Before the Supreme Court upheld the Affordable Care Act, the principal GOP lines of attack against the law were hyperbolic, but subjective: government takeover of health care, unconstitutional overreach, etc.
From the moment the Court determined the law stands as an exercise of Congress' taxing power, though, Republicans have gone empirical. They now say that if the mandate is a tax, then it's one of the greatest tax hikes in history.
In the wake of the decision, Rush Limbaugh said, "what we now have is the biggest tax increase in the history of the world."
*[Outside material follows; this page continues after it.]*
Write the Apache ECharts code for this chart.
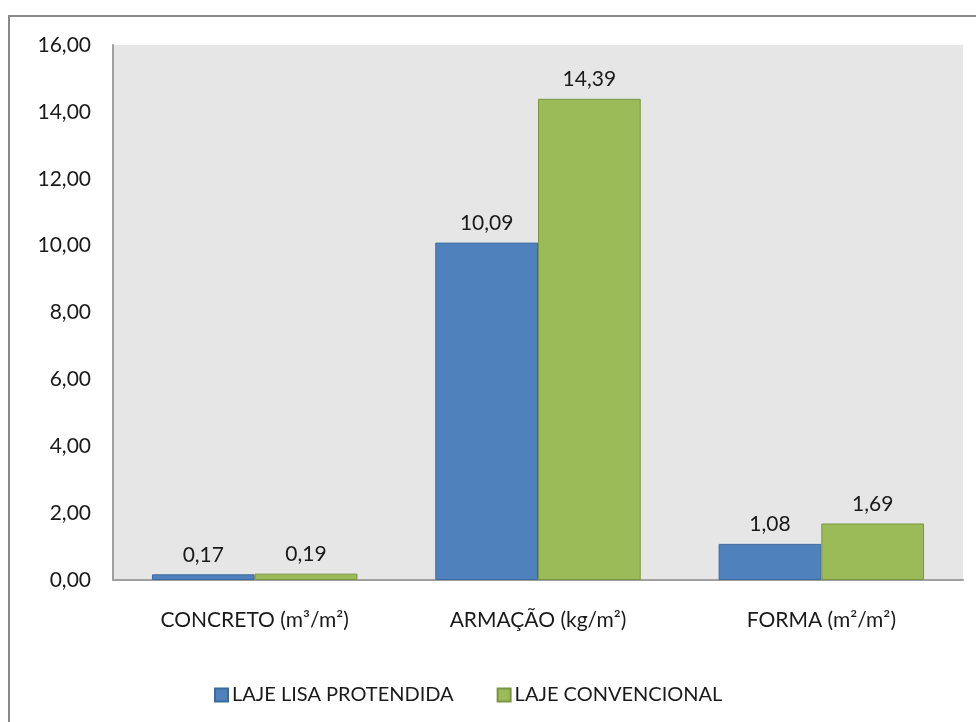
<!DOCTYPE html>
<html>
<head>
<meta charset="utf-8">
<script src="https://cdn.jsdelivr.net/npm/echarts@6/dist/echarts.min.js"></script>
<style>
  html, body { margin: 0; padding: 0; background: #fff; }
  #chart { width: 976px; height: 722px; }
</style>
</head>
<body>
<div id="chart"></div>
<script>
var categories = ['CONCRETO (m³/m²)', 'ARMAÇÃO (kg/m²)', 'FORMA (m²/m²)'];
var seriesNames = ['LAJE LISA PROTENDIDA', 'LAJE CONVENCIONAL'];
var lajeLisa = [0.17, 10.09, 1.08];
var lajeConv = [0.19, 14.39, 1.69];

var chart = echarts.init(document.getElementById('chart'));

// 數值格式: 0,00
function fmt(v) {
    return v.toFixed(2).replace('.', ',');
}

var font = 'Lato';

var option = {
    animation: false,
    textStyle: { fontFamily: font },
    graphic: [{
        type: 'rect',
        shape: { x: 9, y: 16, width: 1100, height: 1000 },
        style: { fill: 'none', stroke: '#8a8a8a', lineWidth: 2 },
        silent: true
    }],
    grid: {
        left: 113, right: 13, top: 45, bottom: 142,
        show: true, backgroundColor: '#e6e6e6', borderWidth: 0
    },
    legend: {
        left: 209, top: 680,
        itemWidth: 13, itemHeight: 13, itemGap: 43,
        icon: 'rect',
        textStyle: { fontSize: 20, color: '#1a1a1a', fontFamily: font, padding: [0, 0, 0, -1] },
        data: seriesNames
    },
    xAxis: {
        type: 'category',
        data: categories,
        axisLine: { lineStyle: { color: '#a0a0a0', width: 2 } },
        axisTick: { show: false },
        axisLabel: { fontSize: 21, color: '#1a1a1a', margin: 30, fontFamily: font }
    },
    yAxis: {
        type: 'value',
        min: 0, max: 16, interval: 2,
        axisLine: { show: true, lineStyle: { color: '#a0a0a0', width: 2 } },
        axisTick: { show: false },
        splitLine: { show: false },
        axisLabel: {
            fontSize: 21, color: '#1a1a1a', margin: 22, fontFamily: font,
            formatter: function (v) { return fmt(v); }
        }
    },
    series: [
        {
            name: seriesNames[0],
            type: 'bar',
            data: lajeLisa,
            barGap: '0%',
            barCategoryGap: '27.5%',
            itemStyle: { color: '#4f81bd', borderColor: '#3d6a9e', borderWidth: 1 },
            label: {
                show: true, position: 'top', distance: 9,
                fontSize: 21, color: '#1a1a1a', fontFamily: font,
                formatter: function (p) { return fmt(p.value); }
            }
        },
        {
            name: seriesNames[1],
            type: 'bar',
            data: lajeConv,
            itemStyle: { color: '#9bbb59', borderColor: '#7a9540', borderWidth: 1 },
            label: {
                show: true, position: 'top', distance: 9,
                fontSize: 21, color: '#1a1a1a', fontFamily: font,
                formatter: function (p) { return fmt(p.value); }
            }
        }
    ]
};

chart.setOption(option);
</script>
</body>
</html>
But when you compare the projected revenue effect of the individual mandate to the actual revenue effects of other, actually large tax increases, the claim becomes laughable.
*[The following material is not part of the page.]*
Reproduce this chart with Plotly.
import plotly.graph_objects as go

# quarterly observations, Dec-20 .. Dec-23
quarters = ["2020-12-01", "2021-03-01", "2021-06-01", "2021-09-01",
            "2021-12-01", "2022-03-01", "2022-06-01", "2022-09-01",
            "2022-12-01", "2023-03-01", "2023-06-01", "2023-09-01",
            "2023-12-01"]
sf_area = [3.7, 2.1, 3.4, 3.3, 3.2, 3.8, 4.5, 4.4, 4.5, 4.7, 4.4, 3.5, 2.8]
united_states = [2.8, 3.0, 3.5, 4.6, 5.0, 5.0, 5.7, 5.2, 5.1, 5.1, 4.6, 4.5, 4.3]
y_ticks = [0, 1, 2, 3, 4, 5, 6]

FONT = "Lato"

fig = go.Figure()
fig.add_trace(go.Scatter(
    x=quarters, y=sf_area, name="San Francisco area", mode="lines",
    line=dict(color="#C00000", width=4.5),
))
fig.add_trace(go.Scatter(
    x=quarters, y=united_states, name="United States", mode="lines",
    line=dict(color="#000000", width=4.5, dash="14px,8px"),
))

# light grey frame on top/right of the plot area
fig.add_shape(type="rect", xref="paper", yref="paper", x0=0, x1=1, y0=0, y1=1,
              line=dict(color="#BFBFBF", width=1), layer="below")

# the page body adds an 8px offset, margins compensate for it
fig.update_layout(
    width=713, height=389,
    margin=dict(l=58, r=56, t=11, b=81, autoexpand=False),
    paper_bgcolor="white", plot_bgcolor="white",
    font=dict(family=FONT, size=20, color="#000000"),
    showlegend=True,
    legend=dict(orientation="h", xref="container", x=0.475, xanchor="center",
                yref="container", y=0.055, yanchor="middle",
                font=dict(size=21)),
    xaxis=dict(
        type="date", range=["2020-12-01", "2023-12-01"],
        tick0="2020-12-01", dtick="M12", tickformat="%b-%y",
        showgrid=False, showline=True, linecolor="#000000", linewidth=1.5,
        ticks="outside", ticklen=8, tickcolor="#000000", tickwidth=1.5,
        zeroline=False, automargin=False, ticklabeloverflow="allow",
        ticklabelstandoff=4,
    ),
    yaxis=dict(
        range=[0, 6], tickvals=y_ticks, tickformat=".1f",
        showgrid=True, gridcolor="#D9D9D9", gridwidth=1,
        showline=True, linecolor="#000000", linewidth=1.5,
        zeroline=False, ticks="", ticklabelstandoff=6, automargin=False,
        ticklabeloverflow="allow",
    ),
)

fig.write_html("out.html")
We used the Treasury Department's four-year data on the revenue effects of large tax increases signed by Ronald Reagan, George H.W. Bush and Bill Clinton; along with CBO projections of the revenue effect of the mandate adjusted for its GDP projections during the mandate's first four years.
The mandate is tiny by comparison. Not, as Scott Walker warned, a "massive tax increase on the people of Wisconsin and America."
As others have noted, even if you include the sum total of all the revenue-raising provisions in the ACA -- and there are many taxes in it -- it's still smaller than the Reagan, Bush and Clinton tax increases.